Let $W$ be the subspace of ${\mathbb R}^3$ defined by $W = \{ (x_1, 2 x_1 + x_2, x_1 - x_2) : x_1, x_2 \in {\mathbb R} \}$. We claim that $W$ is a subspace of ${\mathbb R}^3$. Since \begin{align*} \alpha (x_1, 2 x_1 + x_2, x_1 - x_2) & = (\alpha x_1, \alpha(2 x_1 + x_2), \alpha( x_1 - x_2))\\ & = (\alpha x_1, 2(\alpha x_1) + \alpha x_2, \alpha x_1 -\alpha x_2), \end{align*} $W$ is closed under scalar multiplication. To show that $W$ is closed under vector addition, let $u = (x_1, 2 x_1 + x_2, x_1 - x_2)$ and $v = (y_1, 2 y_1 + y_2, y_1 - y_2)$ be vectors in $W$. Then \begin{equation*}u + v = (x_1 + y_1, 2( x_1 + y_1) +( x_2 + y_2), (x_1 + y_1) - (x_2+ y_2)).\end{equation*}
Let $W$ be the subset of polynomials of $F[x]$ with no odd-power terms. If $p(x)$ and $q(x)$ have no odd-power terms, then neither will $p(x) + q(x)$. Also, $\alpha p(x) \in W$ for $\alpha \in F$ and $p(x) \in W$.
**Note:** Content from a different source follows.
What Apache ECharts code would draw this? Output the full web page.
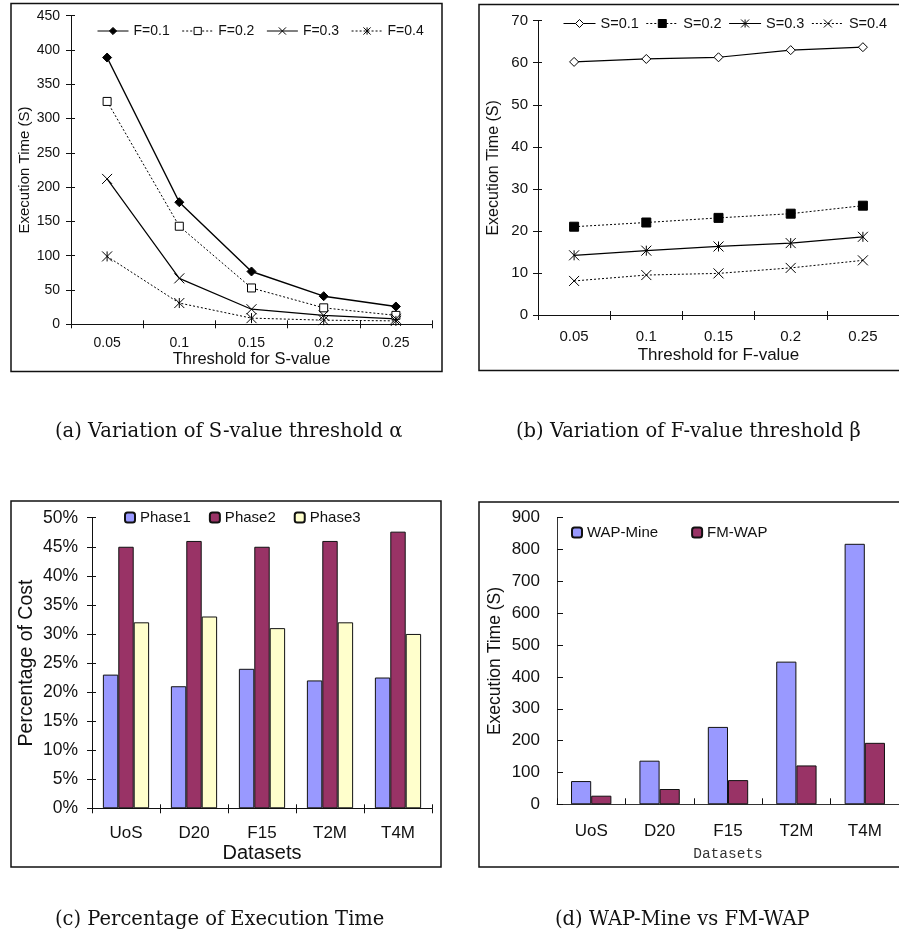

Let $V$ be any vector space over a field $F$ and suppose that $v_1, v_2, \ldots, v_n$ are vectors in $V$ and $\alpha_1, \alpha_2, \ldots, \alpha_n$ are scalars in $F$. Any vector $w$ in $V$ of the form \begin{equation*}w = \sum_{i=1}^n \alpha_i v_i = \alpha_1 v_1 + \alpha_2 v_2 + \cdots + \alpha_n v_n\end{equation*} is called a linear combination of the vectors $v_1, v_2, \ldots, v_n$. The spanning set of vectors $v_1, v_2, \ldots, v_n$ is the set of vectors obtained from all possible linear combinations of $v_1, v_2, \ldots, v_n$. If $W$ is the spanning set of $v_1, v_2, \ldots, v_n$, then we say that $W$ is spanned by $v_1, v_2, \ldots, v_n$.